Wednesday, June 22, 2011

Poo flinging monkeys

I've been seeing lots of comments on Facebook and Twitter from Out-of-Towners about why stay in Christchurch, and how could you stand watching your kids go all through that stress? And how on earth can you cope with all of this? This post will attempt to answer how I'm coping, and in a few day's I'll write about why I'm staying. I can only write about my own experiences, and I'm aware that there are many many people a lot worse off than we are.

And the poo flinging monkeys? You can thank Nigel Latta for that one.




How am I coping with all the aftershocks? If you read my posts in the immediate aftermath of each shake, you'd probably conclude I'm not. What I've observed is that there seems to be a pattern to my responses

Cashel Mall in April 2011.
First is the panic. The world shakes, the heart pounds. My brain is empty of any conscious thought except the unpublishable. Instinct kicks in as I drop, cover and hold. and ride out the shaking. If I'm with the children I grab them too. I have a heightened awareness of my surroundings: what are the risks? what's likely to fall down on me? I'm convinced that extra awareness is what kept me alive on 22 February as I literally dodged falling buildings in Cashel Mall.

Once the world stops shaking my body doesn't for a few hours. I often find myself turning to social media to offload the shock. (There really aren't enough symbols above the number keys on my keyboard). Most of my facebook friends are locals, who are doing exactly the same thing, even in the middle of the night. There's usually a game of "guess the magnitude" going on while some poor geologist at Geonet is frantically trying to do their calculations an post the quake details online. It helps us to be able to share the experience, but it probably gives a distorted impression to the Out-of-Towners, since it's still the "alarm monkey" talking at that time.

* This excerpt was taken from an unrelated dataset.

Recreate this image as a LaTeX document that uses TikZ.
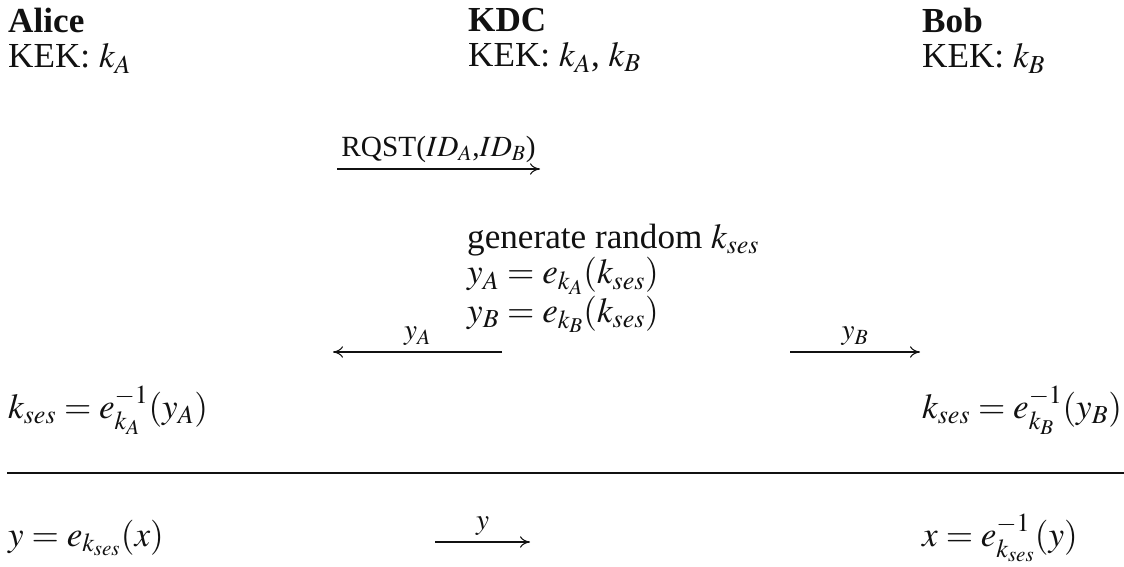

The aftershocks of 13 July 2011
Interestingly enough, my children seem to have a lot less of this panic stage. It probably makes a difference that they've not been in physically dangerous situations in any of the big shakes, and they've been fortunate that their home and neighbourhood has only experienced minor damage. I imagine it would be very different for children in the eastern or southern suburbs that have been harder hit. On 13 July, when I went to the school to pick up my children, the younger one was keen to stay and carry on her school day after the first 5.6 magnitude quake. When I did collect her after the 6.3 magnitude quake she was smiling and bouncing around. The teacher told me they'd been playing in the sandpit when the quake hit. The children ducked into a "turtle", then when the shaking stopped just sat back up and carried on playing.

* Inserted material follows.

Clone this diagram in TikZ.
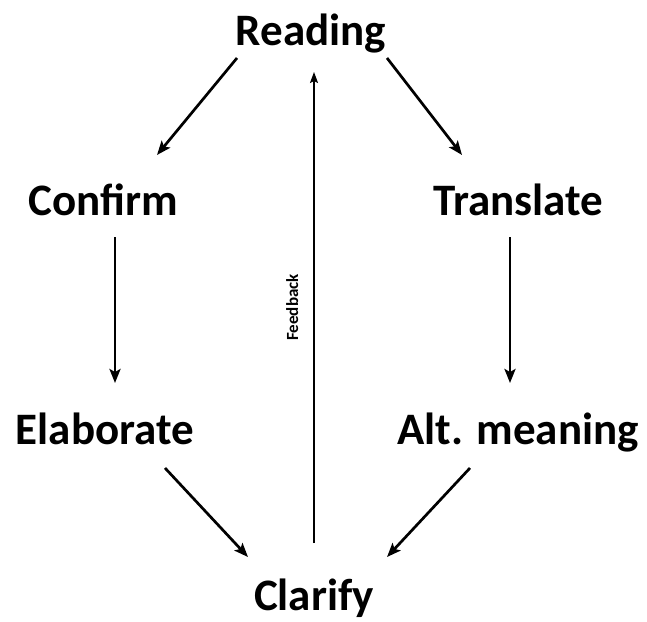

Once the adrenalin wears off, I experience a post-adrenalin low. This lasts about a day or two. This is the best time frame for media sound-bites of locals losing the plot. Polls run in this time frame about how many people want to leave town are I think a bit distorted. I'm not consciously anxious, but I'm aware of being more on edge and irritable. Children tend to get more scratchy at each other. Those of us in the same boat know to be a little more supportive of each other. The meal menu during this phase is takeaways or easy to cook frozen meals. It doesn't help that after a big shake there are about 2 days of smaller aftershocks, which keep deprive us of sleep, and shoot extra shots of adrenalin into the system. This is not a good time to make a long term decision about staying or leaving, but a few days break away might be helpful for some people.

After about 2 or 3 days things settle down. The ground settles back down into its "new normal" pattern of medium to small rattles only every other day. The post-adrenalin biochemical balance also restores itself back to equilibrium. Children return to their normal sleep patterns, routines resume, and life carries on. My sense of humour returns.  The wise monkey is back in the tree.

After the 22 February earthquake the process took a lot longer - more like 2 weeks. I think this is because of the close call I experienced on that day. Having a week's sanity break out of town helped. In the middle of the low times, I remind myself that I've come through this before, and I will do again. I just need to ride this out and it will get better soon. I'll admit that "normal" is tiring. I was finding myself getting bone tired just from getting through each day. I started taking iron and vitamin supplements which seem to have helped with the energy levels.